Transcribe the whole listing below without changing a word, but leave out every image.
......
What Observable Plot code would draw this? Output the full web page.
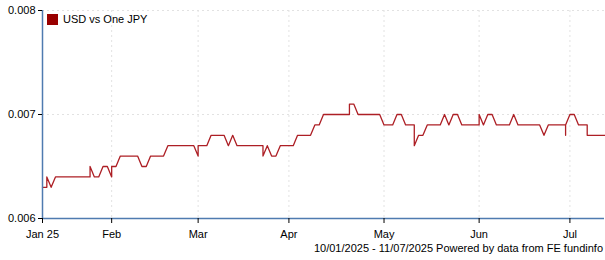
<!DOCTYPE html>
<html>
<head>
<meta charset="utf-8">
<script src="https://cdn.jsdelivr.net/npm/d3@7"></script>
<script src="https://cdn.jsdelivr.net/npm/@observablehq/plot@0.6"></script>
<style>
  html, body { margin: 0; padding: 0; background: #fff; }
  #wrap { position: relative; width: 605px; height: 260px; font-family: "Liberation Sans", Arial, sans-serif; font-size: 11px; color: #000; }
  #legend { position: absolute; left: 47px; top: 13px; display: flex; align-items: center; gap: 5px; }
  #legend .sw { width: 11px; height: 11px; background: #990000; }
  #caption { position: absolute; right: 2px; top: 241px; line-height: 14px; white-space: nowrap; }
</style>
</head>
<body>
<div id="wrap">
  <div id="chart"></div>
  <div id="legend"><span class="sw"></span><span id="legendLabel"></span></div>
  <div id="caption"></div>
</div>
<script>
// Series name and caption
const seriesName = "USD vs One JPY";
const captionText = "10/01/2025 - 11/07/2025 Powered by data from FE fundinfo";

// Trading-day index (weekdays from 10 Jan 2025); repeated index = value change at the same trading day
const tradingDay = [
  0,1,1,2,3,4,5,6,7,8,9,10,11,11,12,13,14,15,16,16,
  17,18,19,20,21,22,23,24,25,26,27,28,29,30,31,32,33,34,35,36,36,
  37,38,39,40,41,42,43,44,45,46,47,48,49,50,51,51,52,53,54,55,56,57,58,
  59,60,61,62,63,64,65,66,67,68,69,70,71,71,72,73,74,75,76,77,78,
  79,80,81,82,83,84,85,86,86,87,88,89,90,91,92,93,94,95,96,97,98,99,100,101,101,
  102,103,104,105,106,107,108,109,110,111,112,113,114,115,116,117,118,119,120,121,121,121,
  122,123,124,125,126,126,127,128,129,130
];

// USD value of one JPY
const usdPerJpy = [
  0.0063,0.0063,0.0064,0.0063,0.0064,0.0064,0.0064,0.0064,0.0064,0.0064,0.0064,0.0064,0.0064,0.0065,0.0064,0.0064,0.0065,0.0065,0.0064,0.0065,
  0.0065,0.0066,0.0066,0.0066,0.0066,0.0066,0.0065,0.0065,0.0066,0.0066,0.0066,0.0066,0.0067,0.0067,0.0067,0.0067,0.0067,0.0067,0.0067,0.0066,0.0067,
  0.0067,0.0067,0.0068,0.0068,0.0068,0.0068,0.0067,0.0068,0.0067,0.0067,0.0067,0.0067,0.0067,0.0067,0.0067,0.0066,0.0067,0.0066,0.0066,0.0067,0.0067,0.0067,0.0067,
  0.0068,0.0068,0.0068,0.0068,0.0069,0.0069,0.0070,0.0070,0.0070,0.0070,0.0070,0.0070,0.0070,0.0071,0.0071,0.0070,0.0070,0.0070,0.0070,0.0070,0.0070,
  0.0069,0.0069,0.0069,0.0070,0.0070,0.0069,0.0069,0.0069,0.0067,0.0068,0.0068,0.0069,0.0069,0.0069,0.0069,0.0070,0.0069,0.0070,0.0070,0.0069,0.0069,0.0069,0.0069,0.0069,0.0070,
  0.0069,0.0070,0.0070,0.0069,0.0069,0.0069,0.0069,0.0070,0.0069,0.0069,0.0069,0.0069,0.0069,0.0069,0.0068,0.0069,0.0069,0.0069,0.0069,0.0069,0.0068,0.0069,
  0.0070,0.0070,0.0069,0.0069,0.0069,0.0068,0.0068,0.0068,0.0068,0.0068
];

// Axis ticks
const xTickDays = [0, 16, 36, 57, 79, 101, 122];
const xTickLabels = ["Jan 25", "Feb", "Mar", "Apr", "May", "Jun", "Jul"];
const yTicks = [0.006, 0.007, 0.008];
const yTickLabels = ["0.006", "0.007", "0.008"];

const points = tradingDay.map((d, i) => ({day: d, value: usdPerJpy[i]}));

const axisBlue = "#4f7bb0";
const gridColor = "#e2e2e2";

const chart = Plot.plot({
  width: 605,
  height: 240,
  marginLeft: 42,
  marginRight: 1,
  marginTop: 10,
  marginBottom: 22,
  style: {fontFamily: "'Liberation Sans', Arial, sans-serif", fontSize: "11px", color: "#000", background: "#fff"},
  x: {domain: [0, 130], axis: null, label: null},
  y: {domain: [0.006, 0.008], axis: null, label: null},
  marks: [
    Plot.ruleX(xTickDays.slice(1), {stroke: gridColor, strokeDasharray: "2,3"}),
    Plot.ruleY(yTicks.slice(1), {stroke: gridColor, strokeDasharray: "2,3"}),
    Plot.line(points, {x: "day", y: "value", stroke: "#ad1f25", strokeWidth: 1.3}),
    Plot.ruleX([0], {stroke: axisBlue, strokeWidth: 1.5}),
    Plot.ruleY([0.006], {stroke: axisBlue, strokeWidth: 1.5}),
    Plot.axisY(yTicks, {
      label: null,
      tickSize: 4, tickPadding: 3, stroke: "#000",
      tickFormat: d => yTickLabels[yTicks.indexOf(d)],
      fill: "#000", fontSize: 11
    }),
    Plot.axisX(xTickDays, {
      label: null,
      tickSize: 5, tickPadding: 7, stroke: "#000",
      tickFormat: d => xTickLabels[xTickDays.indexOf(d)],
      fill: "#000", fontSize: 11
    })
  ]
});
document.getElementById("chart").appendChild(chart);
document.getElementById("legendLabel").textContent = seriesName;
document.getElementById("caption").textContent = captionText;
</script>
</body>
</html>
......
» Expected answer:
What Observable Plot code would draw this? Output the full web page.
<!DOCTYPE html>
<html>
<head>
<meta charset="utf-8">
<script src="https://cdn.jsdelivr.net/npm/d3@7"></script>
<script src="https://cdn.jsdelivr.net/npm/@observablehq/plot@0.6"></script>
<style>
  html, body { margin: 0; padding: 0; background: #fff; }
  #wrap { position: relative; width: 605px; height: 260px; font-family: "Liberation Sans", Arial, sans-serif; font-size: 11px; color: #000; }
  #legend { position: absolute; left: 47px; top: 13px; display: flex; align-items: center; gap: 5px; }
  #legend .sw { width: 11px; height: 11px; background: #990000; }
  #caption { position: absolute; right: 2px; top: 241px; line-height: 14px; white-space: nowrap; }
</style>
</head>
<body>
<div id="wrap">
  <div id="chart"></div>
  <div id="legend"><span class="sw"></span><span id="legendLabel"></span></div>
  <div id="caption"></div>
</div>
<script>
// Series name and caption
const seriesName = "USD vs One JPY";
const captionText = "10/01/2025 - 11/07/2025 Powered by data from FE fundinfo";

// Trading-day index (weekdays from 10 Jan 2025); repeated index = value change at the same trading day
const tradingDay = [
  0,1,1,2,3,4,5,6,7,8,9,10,11,11,12,13,14,15,16,16,
  17,18,19,20,21,22,23,24,25,26,27,28,29,30,31,32,33,34,35,36,36,
  37,38,39,40,41,42,43,44,45,46,47,48,49,50,51,51,52,53,54,55,56,57,58,
  59,60,61,62,63,64,65,66,67,68,69,70,71,71,72,73,74,75,76,77,78,
  79,80,81,82,83,84,85,86,86,87,88,89,90,91,92,93,94,95,96,97,98,99,100,101,101,
  102,103,104,105,106,107,108,109,110,111,112,113,114,115,116,117,118,119,120,121,121,121,
  122,123,124,125,126,126,127,128,129,130
];

// USD value of one JPY
const usdPerJpy = [
  0.0063,0.0063,0.0064,0.0063,0.0064,0.0064,0.0064,0.0064,0.0064,0.0064,0.0064,0.0064,0.0064,0.0065,0.0064,0.0064,0.0065,0.0065,0.0064,0.0065,
  0.0065,0.0066,0.0066,0.0066,0.0066,0.0066,0.0065,0.0065,0.0066,0.0066,0.0066,0.0066,0.0067,0.0067,0.0067,0.0067,0.0067,0.0067,0.0067,0.0066,0.0067,
  0.0067,0.0067,0.0068,0.0068,0.0068,0.0068,0.0067,0.0068,0.0067,0.0067,0.0067,0.0067,0.0067,0.0067,0.0067,0.0066,0.0067,0.0066,0.0066,0.0067,0.0067,0.0067,0.0067,
  0.0068,0.0068,0.0068,0.0068,0.0069,0.0069,0.0070,0.0070,0.0070,0.0070,0.0070,0.0070,0.0070,0.0071,0.0071,0.0070,0.0070,0.0070,0.0070,0.0070,0.0070,
  0.0069,0.0069,0.0069,0.0070,0.0070,0.0069,0.0069,0.0069,0.0067,0.0068,0.0068,0.0069,0.0069,0.0069,0.0069,0.0070,0.0069,0.0070,0.0070,0.0069,0.0069,0.0069,0.0069,0.0069,0.0070,
  0.0069,0.0070,0.0070,0.0069,0.0069,0.0069,0.0069,0.0070,0.0069,0.0069,0.0069,0.0069,0.0069,0.0069,0.0068,0.0069,0.0069,0.0069,0.0069,0.0069,0.0068,0.0069,
  0.0070,0.0070,0.0069,0.0069,0.0069,0.0068,0.0068,0.0068,0.0068,0.0068
];

// Axis ticks
const xTickDays = [0, 16, 36, 57, 79, 101, 122];
const xTickLabels = ["Jan 25", "Feb", "Mar", "Apr", "May", "Jun", "Jul"];
const yTicks = [0.006, 0.007, 0.008];
const yTickLabels = ["0.006", "0.007", "0.008"];

const points = tradingDay.map((d, i) => ({day: d, value: usdPerJpy[i]}));

const axisBlue = "#4f7bb0";
const gridColor = "#e2e2e2";

const chart = Plot.plot({
  width: 605,
  height: 240,
  marginLeft: 42,
  marginRight: 1,
  marginTop: 10,
  marginBottom: 22,
  style: {fontFamily: "'Liberation Sans', Arial, sans-serif", fontSize: "11px", color: "#000", background: "#fff"},
  x: {domain: [0, 130], axis: null, label: null},
  y: {domain: [0.006, 0.008], axis: null, label: null},
  marks: [
    Plot.ruleX(xTickDays.slice(1), {stroke: gridColor, strokeDasharray: "2,3"}),
    Plot.ruleY(yTicks.slice(1), {stroke: gridColor, strokeDasharray: "2,3"}),
    Plot.line(points, {x: "day", y: "value", stroke: "#ad1f25", strokeWidth: 1.3}),
    Plot.ruleX([0], {stroke: axisBlue, strokeWidth: 1.5}),
    Plot.ruleY([0.006], {stroke: axisBlue, strokeWidth: 1.5}),
    Plot.axisY(yTicks, {
      label: null,
      tickSize: 4, tickPadding: 3, stroke: "#000",
      tickFormat: d => yTickLabels[yTicks.indexOf(d)],
      fill: "#000", fontSize: 11
    }),
    Plot.axisX(xTickDays, {
      label: null,
      tickSize: 5, tickPadding: 7, stroke: "#000",
      tickFormat: d => xTickLabels[xTickDays.indexOf(d)],
      fill: "#000", fontSize: 11
    })
  ]
});
document.getElementById("chart").appendChild(chart);
document.getElementById("legendLabel").textContent = seriesName;
document.getElementById("caption").textContent = captionText;
</script>
</body>
</html>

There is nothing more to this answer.